# Supplied information:
--------------------------------
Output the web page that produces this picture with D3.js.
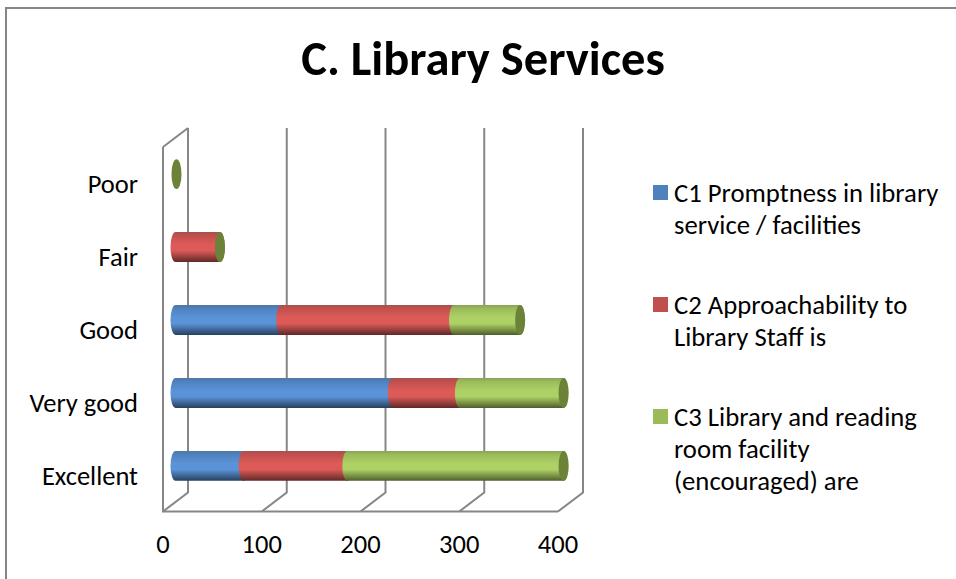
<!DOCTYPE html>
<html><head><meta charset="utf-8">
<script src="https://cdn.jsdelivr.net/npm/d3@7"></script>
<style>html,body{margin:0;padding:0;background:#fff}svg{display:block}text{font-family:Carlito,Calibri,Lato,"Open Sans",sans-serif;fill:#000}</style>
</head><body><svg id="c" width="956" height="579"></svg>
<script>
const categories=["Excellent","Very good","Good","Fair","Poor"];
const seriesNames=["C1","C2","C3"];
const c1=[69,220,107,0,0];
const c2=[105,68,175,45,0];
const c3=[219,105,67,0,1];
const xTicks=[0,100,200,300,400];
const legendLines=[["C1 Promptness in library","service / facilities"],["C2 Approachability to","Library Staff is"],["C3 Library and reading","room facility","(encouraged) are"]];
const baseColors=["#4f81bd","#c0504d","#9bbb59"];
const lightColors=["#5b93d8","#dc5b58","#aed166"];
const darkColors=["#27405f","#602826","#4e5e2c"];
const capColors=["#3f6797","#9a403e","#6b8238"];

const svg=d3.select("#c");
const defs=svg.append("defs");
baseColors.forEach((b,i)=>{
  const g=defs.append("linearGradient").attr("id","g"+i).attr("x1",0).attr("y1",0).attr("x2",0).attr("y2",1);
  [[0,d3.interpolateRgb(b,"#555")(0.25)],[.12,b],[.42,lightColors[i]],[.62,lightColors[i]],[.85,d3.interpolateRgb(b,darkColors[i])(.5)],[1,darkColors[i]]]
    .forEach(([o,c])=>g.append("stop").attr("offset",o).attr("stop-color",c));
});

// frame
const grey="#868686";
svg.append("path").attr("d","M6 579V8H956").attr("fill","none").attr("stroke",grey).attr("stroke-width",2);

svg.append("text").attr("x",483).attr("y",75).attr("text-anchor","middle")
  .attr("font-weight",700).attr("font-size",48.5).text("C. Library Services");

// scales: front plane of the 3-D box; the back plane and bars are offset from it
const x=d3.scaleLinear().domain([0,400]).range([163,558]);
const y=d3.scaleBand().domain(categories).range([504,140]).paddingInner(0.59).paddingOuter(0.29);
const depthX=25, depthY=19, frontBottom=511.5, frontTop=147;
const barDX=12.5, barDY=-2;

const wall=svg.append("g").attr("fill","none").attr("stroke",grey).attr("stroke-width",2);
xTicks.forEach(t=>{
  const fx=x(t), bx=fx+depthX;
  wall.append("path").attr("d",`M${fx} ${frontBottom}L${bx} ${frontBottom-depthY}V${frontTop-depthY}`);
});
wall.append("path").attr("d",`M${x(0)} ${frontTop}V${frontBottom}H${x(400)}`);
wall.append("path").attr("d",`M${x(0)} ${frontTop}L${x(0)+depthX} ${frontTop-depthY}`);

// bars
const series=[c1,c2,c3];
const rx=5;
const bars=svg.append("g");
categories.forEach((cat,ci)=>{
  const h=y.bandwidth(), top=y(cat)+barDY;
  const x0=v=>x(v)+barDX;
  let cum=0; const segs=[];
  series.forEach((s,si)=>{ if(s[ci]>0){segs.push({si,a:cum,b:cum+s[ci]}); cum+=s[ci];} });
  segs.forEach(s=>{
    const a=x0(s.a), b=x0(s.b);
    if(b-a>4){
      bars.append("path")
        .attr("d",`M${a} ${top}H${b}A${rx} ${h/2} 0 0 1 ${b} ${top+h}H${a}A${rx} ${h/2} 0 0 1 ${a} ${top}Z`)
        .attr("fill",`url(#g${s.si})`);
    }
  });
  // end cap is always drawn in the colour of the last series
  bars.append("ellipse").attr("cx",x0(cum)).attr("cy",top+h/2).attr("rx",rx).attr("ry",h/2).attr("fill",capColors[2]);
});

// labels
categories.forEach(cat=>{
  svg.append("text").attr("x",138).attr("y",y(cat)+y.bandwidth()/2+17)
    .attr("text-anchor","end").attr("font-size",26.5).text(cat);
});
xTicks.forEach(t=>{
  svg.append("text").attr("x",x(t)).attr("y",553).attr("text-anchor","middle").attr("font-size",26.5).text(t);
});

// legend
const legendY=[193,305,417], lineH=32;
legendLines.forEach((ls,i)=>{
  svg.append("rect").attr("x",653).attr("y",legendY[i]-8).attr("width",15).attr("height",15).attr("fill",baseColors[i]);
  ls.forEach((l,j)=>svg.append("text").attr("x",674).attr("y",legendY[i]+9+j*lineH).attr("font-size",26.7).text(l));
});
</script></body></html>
--------------------------------
# Direction:
Give again, word for word, every line from the top of the data above to the line holding "const barDX=12.5, barDY=-2;", inclusive, with the pictures left out.

# Expected output:
Output the web page that produces this picture with D3.js.
<!DOCTYPE html>
<html><head><meta charset="utf-8">
<script src="https://cdn.jsdelivr.net/npm/d3@7"></script>
<style>html,body{margin:0;padding:0;background:#fff}svg{display:block}text{font-family:Carlito,Calibri,Lato,"Open Sans",sans-serif;fill:#000}</style>
</head><body><svg id="c" width="956" height="579"></svg>
<script>
const categories=["Excellent","Very good","Good","Fair","Poor"];
const seriesNames=["C1","C2","C3"];
const c1=[69,220,107,0,0];
const c2=[105,68,175,45,0];
const c3=[219,105,67,0,1];
const xTicks=[0,100,200,300,400];
const legendLines=[["C1 Promptness in library","service / facilities"],["C2 Approachability to","Library Staff is"],["C3 Library and reading","room facility","(encouraged) are"]];
const baseColors=["#4f81bd","#c0504d","#9bbb59"];
const lightColors=["#5b93d8","#dc5b58","#aed166"];
const darkColors=["#27405f","#602826","#4e5e2c"];
const capColors=["#3f6797","#9a403e","#6b8238"];

const svg=d3.select("#c");
const defs=svg.append("defs");
baseColors.forEach((b,i)=>{
  const g=defs.append("linearGradient").attr("id","g"+i).attr("x1",0).attr("y1",0).attr("x2",0).attr("y2",1);
  [[0,d3.interpolateRgb(b,"#555")(0.25)],[.12,b],[.42,lightColors[i]],[.62,lightColors[i]],[.85,d3.interpolateRgb(b,darkColors[i])(.5)],[1,darkColors[i]]]
    .forEach(([o,c])=>g.append("stop").attr("offset",o).attr("stop-color",c));
});

// frame
const grey="#868686";
svg.append("path").attr("d","M6 579V8H956").attr("fill","none").attr("stroke",grey).attr("stroke-width",2);

svg.append("text").attr("x",483).attr("y",75).attr("text-anchor","middle")
  .attr("font-weight",700).attr("font-size",48.5).text("C. Library Services");

// scales: front plane of the 3-D box; the back plane and bars are offset from it
const x=d3.scaleLinear().domain([0,400]).range([163,558]);
const y=d3.scaleBand().domain(categories).range([504,140]).paddingInner(0.59).paddingOuter(0.29);
const depthX=25, depthY=19, frontBottom=511.5, frontTop=147;
const barDX=12.5, barDY=-2;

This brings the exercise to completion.